THE PROBLEM: Return the material exactly, first line through the line containing "import * as", and nothing more. Pictures stay out.

SUPPLIED INFORMATION:

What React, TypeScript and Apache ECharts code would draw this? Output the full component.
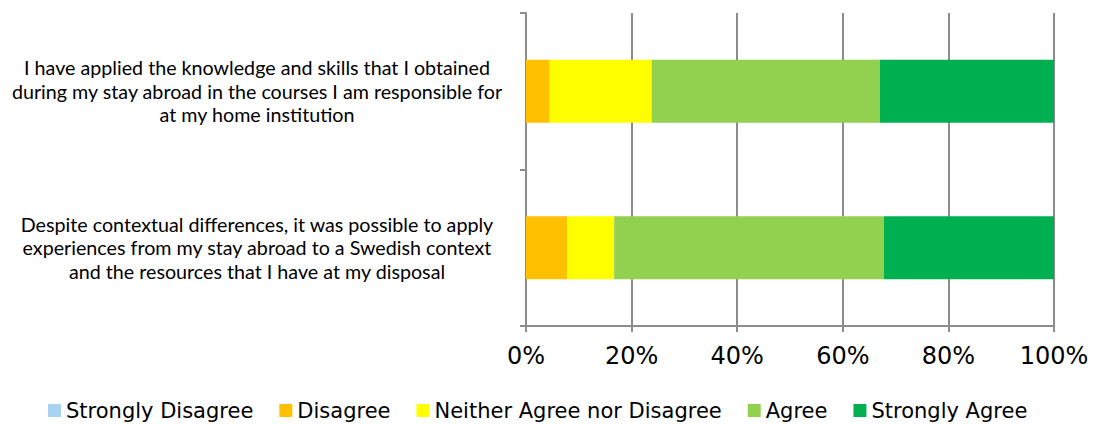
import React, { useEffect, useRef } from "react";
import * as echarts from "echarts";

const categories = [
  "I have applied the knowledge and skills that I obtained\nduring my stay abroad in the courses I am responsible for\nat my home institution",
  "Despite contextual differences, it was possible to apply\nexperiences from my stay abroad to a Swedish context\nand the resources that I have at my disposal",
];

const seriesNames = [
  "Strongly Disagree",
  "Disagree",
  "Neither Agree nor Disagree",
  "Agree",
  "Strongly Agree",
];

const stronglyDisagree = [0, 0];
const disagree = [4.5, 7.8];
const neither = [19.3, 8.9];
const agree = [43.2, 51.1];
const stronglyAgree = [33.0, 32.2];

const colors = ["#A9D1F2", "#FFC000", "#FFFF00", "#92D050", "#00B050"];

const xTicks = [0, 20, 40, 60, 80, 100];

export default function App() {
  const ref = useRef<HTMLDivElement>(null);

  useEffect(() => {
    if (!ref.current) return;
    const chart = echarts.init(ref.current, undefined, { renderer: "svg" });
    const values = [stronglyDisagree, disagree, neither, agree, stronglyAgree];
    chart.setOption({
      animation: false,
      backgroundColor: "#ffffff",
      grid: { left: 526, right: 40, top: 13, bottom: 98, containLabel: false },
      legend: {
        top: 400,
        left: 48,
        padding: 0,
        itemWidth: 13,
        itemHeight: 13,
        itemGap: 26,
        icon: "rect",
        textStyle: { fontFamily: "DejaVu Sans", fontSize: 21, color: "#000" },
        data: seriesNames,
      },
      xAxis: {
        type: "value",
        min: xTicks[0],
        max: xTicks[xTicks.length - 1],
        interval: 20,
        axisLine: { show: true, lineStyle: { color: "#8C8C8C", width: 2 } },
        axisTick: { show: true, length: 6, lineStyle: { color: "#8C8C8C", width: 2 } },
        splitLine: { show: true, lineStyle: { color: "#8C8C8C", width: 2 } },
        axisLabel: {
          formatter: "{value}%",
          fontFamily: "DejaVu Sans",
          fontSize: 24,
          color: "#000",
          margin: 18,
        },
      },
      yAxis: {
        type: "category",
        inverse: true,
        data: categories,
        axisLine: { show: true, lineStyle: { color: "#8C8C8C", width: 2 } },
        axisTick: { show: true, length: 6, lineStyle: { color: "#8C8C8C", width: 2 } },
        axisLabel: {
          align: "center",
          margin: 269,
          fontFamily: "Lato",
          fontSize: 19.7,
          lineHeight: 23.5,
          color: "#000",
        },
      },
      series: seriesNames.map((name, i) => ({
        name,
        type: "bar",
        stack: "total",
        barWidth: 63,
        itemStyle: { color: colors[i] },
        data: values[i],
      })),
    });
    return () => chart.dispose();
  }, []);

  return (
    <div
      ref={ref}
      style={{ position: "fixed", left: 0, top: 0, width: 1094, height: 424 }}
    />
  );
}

THE OUTPUT:
What React, TypeScript and Apache ECharts code would draw this? Output the full component.
import React, { useEffect, useRef } from "react";
import * as echarts from "echarts";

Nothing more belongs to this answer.